Mr. Volcker also called on Congress to strengthen the mandate of the Financial Stability Oversight Council so that the Council can effectively harmonize the regulations of the SEC, CFTC, the Fed and its other constituent members. He emphasized the importance of the simultaneous and uniform regulatory implementation of Section 619 of the Dodd-Frank Act, popularly known as the Volcker Rule, prohibiting retail FDIC-insured banks from proprietary trading and the sponsoring hedge funds. The FSOC, while a step in right direction, needs a much stronger mandate from Congress to be effective. He added that much of the regulatory implementation of the Dodd-Frank Act is in limbo. A major reason for this situation, he believes, is the involvement of too many regulators with overlapping responsibilities, differing priorities, differing governance, and a zealous maintaining of their turf.
The former Fed Chair emphasized that the final Volcker Rule regulations should be uniform for all covered financial institutions. However, the relevant regulating agencies have overlapping responsibilities, idiosyncratic ideas of their own, and differing approaches. Thus, there is a stalemate or a retreat to an unsatisfactory common denominator.
The Chairman said that the Volcker Rule, when fully implemented, will move speculative capital out of banks to hedge funds and private equity funds, which is where it should be. He was somewhat skeptical of the U.K. legislative approach of ring-fencing retail banks to create a pure and simple commercial bank and pushing out proprietary trading and the sponsoring of hedge funds to an investment bank within the same holding company, noting that this approach will be ``hard to pull off.’’
Chairman Volcker also emphasized the importance of enhancing the regulation of money market funds, which have operated as an invasive exotic hybrid, somewhere between a mutual fund and a deposit taking commercial bank. They flourish outside of banking and mutual fund regulations, he said.

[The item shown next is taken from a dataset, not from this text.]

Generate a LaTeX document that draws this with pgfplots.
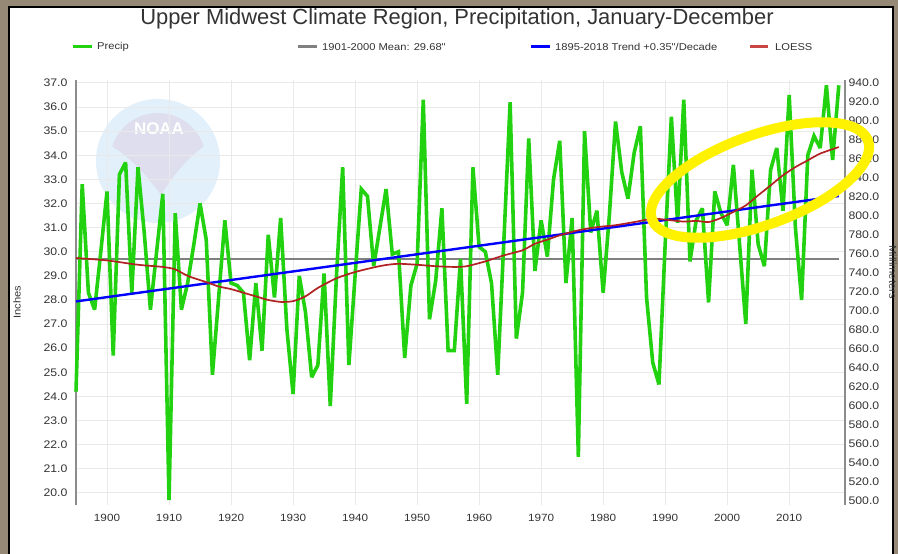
\documentclass[border=0pt]{standalone}
\usepackage{fontspec}
\setmainfont{Liberation Sans}
\newfontfamily\smallfont[FakeStretch=1.12]{Liberation Sans}
\usepackage{pgfplots}
\usepackage{pgfplotstable}
\pgfplotsset{compat=1.18}
\definecolor{precip}{RGB}{34,210,17}
\definecolor{meangray}{RGB}{128,128,128}
\definecolor{loess}{RGB}{178,34,34}
\definecolor{loessleg}{RGB}{200,70,70}
\definecolor{gridc}{RGB}{233,233,233}
\definecolor{axisgray}{RGB}{140,140,140}
\definecolor{txt}{RGB}{51,51,51}
\definecolor{framec}{RGB}{150,138,118}
\definecolor{logoblue}{RGB}{226,240,251}
\definecolor{logopurple}{RGB}{222,222,238}

\pgfplotstableread{
year precip
1895 24.2
1896 32.8
1897 28.3
1898 27.6
1899 30.0
1900 32.5
1901 25.7
1902 33.2
1903 33.7
1904 28.3
1905 33.5
1906 30.8
1907 27.6
1908 30.0
1909 32.4
1910 19.7
1911 31.6
1912 27.6
1913 28.7
1914 30.3
1915 32.0
1916 30.5
1917 24.9
1918 28.1
1919 31.3
1920 28.7
1921 28.6
1922 28.3
1923 25.5
1924 28.7
1925 25.9
1926 30.7
1927 28.1
1928 31.4
1929 26.8
1930 24.1
1931 29.0
1932 27.5
1933 24.8
1934 25.3
1935 29.1
1936 23.6
1937 29.0
1938 33.5
1939 25.3
1940 29.0
1941 32.6
1942 32.3
1943 29.4
1944 31.0
1945 32.6
1946 29.9
1947 30.0
1948 25.6
1949 28.6
1950 29.5
1951 36.3
1952 27.2
1953 28.8
1954 31.8
1955 25.9
1956 25.9
1957 29.7
1958 23.7
1959 33.5
1960 30.2
1961 30.0
1962 28.7
1963 24.9
1964 30.5
1965 36.2
1966 26.4
1967 28.3
1968 34.7
1969 29.2
1970 31.3
1971 29.8
1972 33.0
1973 34.6
1974 28.7
1975 31.4
1976 21.5
1977 35.0
1978 30.8
1979 31.7
1980 28.3
1981 31.5
1982 35.4
1983 33.3
1984 32.2
1985 34.1
1986 35.2
1987 28.1
1988 25.4
1989 24.5
1990 30.3
1991 35.6
1992 31.2
1993 36.3
1994 29.6
1995 31.3
1996 31.8
1997 27.9
1998 32.5
1999 31.6
2000 31.1
2001 33.6
2002 30.3
2003 27.0
2004 33.4
2005 30.3
2006 29.4
2007 33.4
2008 34.3
2009 31.7
2010 36.5
2011 31.0
2012 28.0
2013 34.0
2014 34.8
2015 34.3
2016 36.9
2017 33.8
2018 36.9
}\precipdata

\pgfplotstableread{
year loess
1895 29.74
1900 29.64
1905 29.46
1909 29.37
1911 29.27
1913 29.00
1916 28.74
1918 28.56
1920 28.45
1922 28.30
1924 28.15
1926 28.00
1928 27.92
1930 27.95
1932 28.15
1934 28.50
1937 28.90
1940 29.16
1943 29.35
1945 29.45
1947 29.50
1950 29.46
1953 29.40
1956 29.37
1958 29.40
1961 29.60
1964 29.85
1967 30.06
1969 30.33
1971 30.50
1973 30.68
1976 30.89
1979 31.02
1982 31.10
1985 31.23
1988 31.37
1990 31.33
1993 31.25
1995 31.28
1997 31.23
1999 31.40
2001 31.65
2003 31.92
2005 32.34
2007 32.75
2009 33.17
2011 33.51
2013 33.79
2015 34.07
2018 34.34
}\loessdata

\begin{document}
\begin{tikzpicture}[x=1bp,y=1bp]
\useasboundingbox (0,0) rectangle (898,-554);
\fill[framec] (0,0) rectangle (898,-554);
\fill[white] (9,-7) rectangle (893,-560);
\draw[black, line width=1.2bp] (9,-560) -- (9,-7) -- (893,-7) -- (893,-560);

% faint NOAA watermark
\fill[logoblue] (158,-161) circle[radius=62];
\begin{scope}
\clip (158,-161) circle[radius=48];
\fill[logopurple] (100,-100) -- (215,-100) -- (215,-140) .. controls (193,-150) and (173,-175) .. (161,-195) .. controls (143,-170) and (123,-150) .. (100,-140) -- cycle;
\end{scope}
\node[white, font=\bfseries\fontsize{17}{17}\selectfont] at (159,-129) {NOAA};

\begin{axis}[
  at={(76bp,-505bp)}, anchor=south west,
  scale only axis, width=769bp, height=425bp,
  xmin=1895, xmax=2019, ymin=19.5, ymax=37.12,
  axis x line*=bottom, axis y line*=left,
  x axis line style={draw=none},
  y axis line style={-, draw=axisgray, line width=2bp},
  xtick={1900,1910,...,2010}, ytick={20,21,...,37},
  grid=major, major grid style={draw=gridc, line width=1bp},
  major tick length=0pt,
  /pgf/number format/assume math mode=true,
  tick label style={font=\smallfont\fontsize{11}{12}\selectfont, text=txt},
  xticklabel style={/pgf/number format/1000 sep={}, yshift=-6bp, font=\smallfont\fontsize{10.5}{12}\selectfont},
  yticklabel style={/pgf/number format/.cd, fixed, fixed zerofill, precision=1, /tikz/xshift=-5bp},
  clip=false,
]
\addplot[meangray, line width=2bp] coordinates {(1895,29.68) (2018,29.68)};
\addplot[precip, line width=3.6bp, line join=miter, miter limit=3] table[x=year, y=precip] {\precipdata};
\addplot[blue, line width=2.4bp] coordinates {(1895,27.94) (2018,32.31)};
\addplot[loess, line width=1.7bp, smooth, tension=0.4] table[x=year, y=loess] {\loessdata};
\end{axis}

\begin{axis}[
  at={(76bp,-505bp)}, anchor=south west,
  scale only axis, width=769bp, height=425bp,
  xmin=1895, xmax=2019, ymin=495.3, ymax=942.85,
  axis y line*=right, axis x line=none,
  y axis line style={-, draw=axisgray, line width=2bp},
  ytick={500,520,...,940},
  major tick length=0pt,
  /pgf/number format/assume math mode=true,
  tick label style={font=\smallfont\fontsize{11}{12}\selectfont, text=txt},
  yticklabel style={/pgf/number format/.cd, fixed, fixed zerofill, precision=1, 1000 sep={}},
]
\end{axis}

% title and legend
\node[text=txt, font=\fontsize{22}{24}\selectfont] at (457,-19) {Upper Midwest Climate Region, Precipitation, January-December};
\begin{scope}[font=\smallfont\fontsize{10}{12}\selectfont, text=txt]
\draw[precip, line width=3bp] (73,-47) -- (92,-47);
\node[anchor=west, inner sep=0] at (97,-47) {Precip};
\draw[meangray, line width=3bp] (298,-47) -- (317,-47);
\node[anchor=west, inner sep=0] at (322,-47) {1901-2000 Mean: 29.68"};
\draw[blue, line width=3bp] (531,-47) -- (550,-47);
\node[anchor=west, inner sep=0] at (555,-47) {1895-2018 Trend +0.35"/Decade};
\draw[loessleg, line width=3bp] (750,-47) -- (768,-47);
\node[anchor=west, inner sep=0] at (775,-47) {LOESS};
\end{scope}

% axis titles
\node[rotate=90, text=txt, font=\smallfont\fontsize{10}{12}\selectfont] at (17,-302) {Inches};
\node[rotate=-90, text=txt, font=\smallfont\fontsize{10}{12}\selectfont] at (893,-272) {Millimeters};

% yellow annotation ellipse
\draw[yellow, line width=10bp, rotate around={20:(760,-180)}] (760,-180) ellipse[x radius=115, y radius=45];
\end{tikzpicture}
\end{document}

Given their vulnerability to runs during the financial crisis, he added, it is widely recognized that money market funds present a structural weakness in the financial system. There are a number of plausible reform alternatives being offered for money market funds. In the Chairman’s view, The most direct option is to say that they are mutual funds and that their assets should be marked to market every day, which could be done without the need to enact legislation. Mr. Volcker expressed his frustration that the relevant regulators seem unable to act, even at the urging of the FSOC.